Luiz Alberto Melchert de Carvalho e Silva Sou um professor de Economia, cego, aventureiro acompanhado por dois fiéis escudeiros, ambos com quatro locomotores, um com patas, outro com cascos. Já me considero do tempo dos computadores, mas, enquanto estudante, usava muito o Braille e, principalmente, a boa-vontade dos amigos. Hoje, sem ver, ensino a quem vê e a quem não enxerga também.

O que um professor de matemática precisa saber
Conhecimento

Zilton Luiz Macedo, livre docente da PUC, foi meu professor de microeconomia em 1975. Passados trinta e um anos, nos reencontramos. Num dos comentários que fez, citou que um professor só é bom de fato, quando consegue explicar toda a matéria pelo telefone, ou seja, sem usar a lousa, powerpoint, smartboard ou qualquer artifício visual.

Disse isso se referindo não somente aos alunos cegos mas a qualquer aluno. Um bom professor precisa chegar à mente de seus alunos pela palavra. Um leitor desavisado pode pensar que ele estaria discriminando os estudantes surdos, mas a palavra também se expressa em libras, ou pelos movimentos faciais e labiais. O fato é que um professor precisa fazê-lo abstrair. É justamente isso o que a Pedagogia estuda.
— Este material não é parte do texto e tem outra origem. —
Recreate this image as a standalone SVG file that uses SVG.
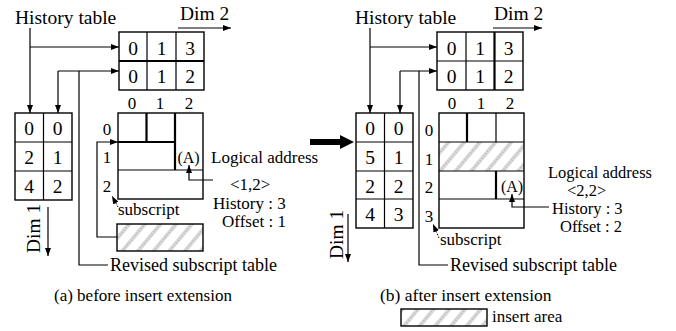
<svg xmlns="http://www.w3.org/2000/svg" width="676" height="331" viewBox="0 0 676 331">
<defs>
<marker id="ah" markerUnits="userSpaceOnUse" markerWidth="8" markerHeight="6" refX="8" refY="3" orient="auto" viewBox="0 0 8 6"><path d="M0,0 L8,3 L0,6 z" fill="#000"/></marker>
<pattern id="hatch" width="12" height="12" patternUnits="userSpaceOnUse" patternTransform="rotate(40)">
<rect width="12" height="12" fill="#fff"/>
<line x1="3" y1="0" x2="3" y2="12" stroke="#dadada" stroke-width="4"/>
<line x1="3" y1="0" x2="3" y2="12" stroke="#9a9a9a" stroke-width="1" stroke-dasharray="1 2"/>
</pattern>
<style>
.t{font-family:"Liberation Serif","Times New Roman",serif;fill:#000}
.h{font-size:19.5px}
.c{font-size:19.5px;text-anchor:middle}
.l{font-size:17px}
.lm{font-size:17px;text-anchor:middle}
.b{fill:none;stroke:#000;stroke-width:1.4}
.k{fill:none;stroke:#000;stroke-width:2.2}
.w{fill:none;stroke:#000;stroke-width:1.2}
.a{fill:none;stroke:#000;stroke-width:1.2;marker-end:url(#ah)}
.d{fill:none;stroke:#000;stroke-width:1;stroke-dasharray:1.5 1.5;marker-end:url(#ah)}
.hr{fill:url(#hatch);stroke:#000;stroke-width:1.4}
</style>
</defs>
<rect width="676" height="331" fill="#fff"/>

<!-- Panel (a) -->
<g id="a-history-label" class="t"><text class="h" x="15" y="24">History table</text></g>
<g id="a-dim2"><text class="t h" x="180" y="20">Dim 2</text><path class="a" d="M178,28 H231"/></g>
<g id="a-history-table">
<rect class="b" x="119" y="32" width="85" height="58"/>
<path class="w" d="M147,32 V90 M176,32 V90"/>
<path class="k" d="M119,61 H204"/>
<g class="t c"><text x="133" y="55">0</text><text x="161.5" y="55">1</text><text x="190" y="55">3</text>
<text x="133" y="83">0</text><text x="161.5" y="83">1</text><text x="190" y="83">2</text></g>
</g>
<g id="a-subscript-table">
<rect class="b" x="15" y="113" width="57" height="87"/>
<path class="w" d="M43.5,113 V200 M15,142 H72 M15,171 H72"/>
<g class="t c"><text x="29" y="135">0</text><text x="57.5" y="135">0</text>
<text x="29" y="164">2</text><text x="57.5" y="164">1</text>
<text x="29" y="193">4</text><text x="57.5" y="193">2</text></g>
</g>
<g id="a-dim1"><text class="t h" transform="translate(40,253) rotate(-90)">Dim 1</text><path class="a" d="M48,207 V256"/></g>
<g id="a-array">
<rect class="b" x="118" y="113" width="85" height="86"/>
<path class="k" d="M146.5,113 V142 M175,113 V170 M118,142 H175"/>
<path class="w" d="M118,170 H203"/>
<g class="t lm"><text x="132" y="109">0</text><text x="160" y="109">1</text><text x="189" y="109">2</text>
<text x="107" y="135">0</text><text x="107" y="163">1</text><text x="107" y="192">2</text></g>
<text class="t" x="188.5" y="163" font-size="16" text-anchor="middle">(A)</text>
</g>
<g id="a-revised"><rect class="hr" x="117" y="224" width="86" height="27"/></g>
<g id="a-logical" class="t l">
<text x="211" y="163">Logical address</text>
<text x="230" y="190">&lt;1,2&gt;</text>
<text x="213" y="209">History : 3</text>
<text x="222" y="227">Offset : 1</text>
</g>
<g id="a-labels" class="t l">
<text x="118" y="215">subscript</text>
<text x="110" y="271" font-size="18">Revised subscript table</text>
<text x="54" y="301">(a) before insert extension</text>
</g>

<!-- Big arrow -->
<g id="transition"><path d="M310,139 H340 V135 L354,142 L340,149 V145 H310 Z" fill="#000"/></g>

<!-- Panel (b) -->
<g id="b-history-label" class="t"><text class="h" x="355" y="24">History table</text></g>
<g id="b-dim2"><text class="t h" x="494" y="20">Dim 2</text><path class="a" d="M493,28 H542"/></g>
<g id="b-history-table">
<rect class="b" x="437" y="32" width="86" height="58"/>
<path class="w" d="M466,32 V90 M437,61 H523"/>
<path class="k" d="M494.5,32 V90"/>
<g class="t c"><text x="451.5" y="55">0</text><text x="480" y="55">1</text><text x="508.5" y="55">3</text>
<text x="451.5" y="83">0</text><text x="480" y="83">1</text><text x="508.5" y="83">2</text></g>
</g>
<g id="b-subscript-table">
<rect class="b" x="356" y="113" width="57" height="115"/>
<path class="w" d="M384.5,113 V228 M356,142 H413 M356,171 H413 M356,199 H413"/>
<g class="t c"><text x="370" y="135">0</text><text x="398.5" y="135">0</text>
<text x="370" y="164">5</text><text x="398.5" y="164">1</text>
<text x="370" y="193">2</text><text x="398.5" y="193">2</text>
<text x="370" y="221">4</text><text x="398.5" y="221">3</text></g>
</g>
<g id="b-dim1"><text class="t h" transform="translate(343,259) rotate(-90)">Dim 1</text><path class="a" d="M348,214 V262"/></g>
<g id="b-array">
<rect x="439" y="142" width="85" height="29" fill="url(#hatch)"/>
<rect class="b" x="439" y="113" width="85" height="115"/>
<path class="k" d="M467,113 V142 M496,171 V199"/>
<path class="w" d="M496,113 V142 M439,142 H524 M439,171 H524 M439,199 H524"/>
<g class="t lm"><text x="452" y="109">0</text><text x="481" y="109">1</text><text x="510" y="109">2</text>
<text x="429" y="136">0</text><text x="429" y="165">1</text><text x="429" y="193">2</text><text x="429" y="222">3</text></g>
<text class="t" x="512" y="192" font-size="16" text-anchor="middle">(A)</text>
</g>
<g id="b-logical" class="t" font-size="16.5">
<text x="548" y="178">Logical address</text>
<text x="567" y="196">&lt;2,2&gt;</text>
<text x="552" y="214">History : 3</text>
<text x="560" y="232">Offset : 2</text>
</g>
<g id="b-labels" class="t l">
<text x="440" y="245">subscript</text>
<text x="450" y="271" font-size="18">Revised subscript table</text>
<text x="380" y="301" font-size="17.5">(b) after insert extension</text>
</g>
<g id="legend">
<rect class="hr" x="401" y="309" width="86" height="17" stroke-width="1.2"/>
<text class="t l" x="492" y="322">insert area</text>
</g>

<g id="connectors">
<path class="a" d="M30,28 V113"/>
<path class="a" d="M30,47 H119"/>
<path class="a" d="M58,71 H119"/>
<path class="a" d="M58,71 V113"/>
<path class="w" d="M79,71 V265 H108"/>
<path class="a" d="M117,237 H97 V142 H118"/>
<path class="d" d="M118,207 L112,196"/>
<path class="a" d="M213,180 H189 V165"/>
<path class="a" d="M370,28 V113"/>
<path class="a" d="M370,47 H437"/>
<path class="a" d="M400,71 H437"/>
<path class="a" d="M400,71 V113"/>
<path class="w" d="M419,71 V265 H448"/>
<path class="d" d="M439,238 L433,224"/>
<path class="a" d="M549,207 H512 V194"/>
</g>
</svg>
A Matemática é a abstração mais pura que existe, daí o professor precisar ter a capacidade de fazer os alunos entenderem por palavras. Um dia, pelo telefone, eu estava explicando para um garoto cego de nascença o porquê de uma senóide parecer uma cobra infinita. Disse-lhe:

- Imagine que você esteja com o indicador encostado na lateral do pneu do carro de seu pai.
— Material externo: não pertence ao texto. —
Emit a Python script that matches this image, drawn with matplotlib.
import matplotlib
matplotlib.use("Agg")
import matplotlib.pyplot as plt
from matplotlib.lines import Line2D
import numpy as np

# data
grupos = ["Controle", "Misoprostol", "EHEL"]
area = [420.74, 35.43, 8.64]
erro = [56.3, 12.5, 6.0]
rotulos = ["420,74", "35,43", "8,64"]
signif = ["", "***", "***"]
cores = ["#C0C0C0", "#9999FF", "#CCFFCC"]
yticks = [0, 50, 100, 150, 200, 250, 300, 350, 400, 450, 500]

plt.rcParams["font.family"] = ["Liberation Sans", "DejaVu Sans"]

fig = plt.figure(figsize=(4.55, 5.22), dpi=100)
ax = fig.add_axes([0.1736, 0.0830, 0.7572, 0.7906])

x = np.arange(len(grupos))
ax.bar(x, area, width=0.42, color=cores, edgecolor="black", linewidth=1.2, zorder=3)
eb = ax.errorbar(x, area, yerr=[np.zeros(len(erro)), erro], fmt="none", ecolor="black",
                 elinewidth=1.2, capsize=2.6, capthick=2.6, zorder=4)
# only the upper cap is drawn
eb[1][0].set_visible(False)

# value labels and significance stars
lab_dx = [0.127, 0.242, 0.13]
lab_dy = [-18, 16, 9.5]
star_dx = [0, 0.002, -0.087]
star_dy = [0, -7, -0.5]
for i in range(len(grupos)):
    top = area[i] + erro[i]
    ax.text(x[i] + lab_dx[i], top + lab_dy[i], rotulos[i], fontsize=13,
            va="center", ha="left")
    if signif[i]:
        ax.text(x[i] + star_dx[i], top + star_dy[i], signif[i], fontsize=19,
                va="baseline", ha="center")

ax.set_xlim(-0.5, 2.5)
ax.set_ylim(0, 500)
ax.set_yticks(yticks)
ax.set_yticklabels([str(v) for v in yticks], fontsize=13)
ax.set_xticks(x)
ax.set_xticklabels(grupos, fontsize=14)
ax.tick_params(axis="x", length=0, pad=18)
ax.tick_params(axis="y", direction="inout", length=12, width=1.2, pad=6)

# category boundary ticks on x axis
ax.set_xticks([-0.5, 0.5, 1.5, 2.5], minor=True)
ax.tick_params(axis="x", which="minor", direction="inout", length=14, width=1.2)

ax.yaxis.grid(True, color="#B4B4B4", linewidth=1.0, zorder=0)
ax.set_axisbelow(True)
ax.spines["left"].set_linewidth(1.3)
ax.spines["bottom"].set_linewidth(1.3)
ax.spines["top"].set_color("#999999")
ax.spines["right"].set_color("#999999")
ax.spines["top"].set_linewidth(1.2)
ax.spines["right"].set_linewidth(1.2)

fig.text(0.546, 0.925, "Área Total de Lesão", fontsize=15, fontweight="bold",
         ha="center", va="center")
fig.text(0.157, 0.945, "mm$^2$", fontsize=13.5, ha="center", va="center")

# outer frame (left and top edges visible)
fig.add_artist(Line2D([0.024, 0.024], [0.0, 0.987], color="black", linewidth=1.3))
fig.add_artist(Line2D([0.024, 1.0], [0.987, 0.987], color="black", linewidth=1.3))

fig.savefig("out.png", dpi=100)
- Imagine agora que você acompanhe com o dedo o movimento de rotação do pneu, à medida que o carro anda da sua esquerda para sua direita, consegue?

- Consigo.

- Seu dedo vai ficar subindo e descendo ao mesmo tempo que anda para a direita, certo?

- Certo.

- Pois este é o desenho de uma senóide.

- Entendi.

- Bem, se, quando seu dedo estiver no topo, dermos o valor de 1 e, quando ele estiver encostado no chão, dermos o valor de -1, quanto é que vai ser o valor quando seu dedo estiver na altura do eixo?

- Zero, é claro!

- Então, o seno varia entre -1 e +1, compreendeu?
- Sim.

- Imagine agora que o eixo dos X seja o eixo do carro, movendo-se linearmente da esquerda para a direita. A cobra vai ficar hora acima, hora abaixo dele, variando sempre entre +1 e -1 que corresponde ao raio da roda, entende?

- Sim.

Note-se que eu comecei pelo gráfico, que é pelo que todos os professores terminam, pois crêem que é imprescindível que o aluno tenha entendido que o seno é a projeção de um ponto da circunferência sobre o eixo dos Y. Uma projeção, para um cego, não significa coisa alguma. É justamente por isso que começo pelo fim. Para transmitir essa idéia uso uma vara de pesca imaginária com uma chumbada na ponta da linha.

- Imagine que você esteja com a vara na horizontal. A distância entre a linha e sua mão será igual ao comprimento da vara. Na medida em que você vai inclinando a vara, a distância vai diminuindo. A projeção corresponde à distância entre a linha e sua mão. Quando a vara estiver vertical, a linha e a vara vão coincidir, ou seja, a projeção é igual a 0. Isso é o cosseno. O seno é a mesma coisa, porém, trocando-se o vertical pelo horizontal, ou seja, a projeção sobre o eixo dos Y.

Com esses dois conceitos, fica fácil ensinar trigonometria para um cego. O problema é que o professor quer usar uma técnica visual, simulando sombras, e, quando o estudante não entende, põe-se a culpa na sua falta de visão, quando o problema é exclusivamente de método.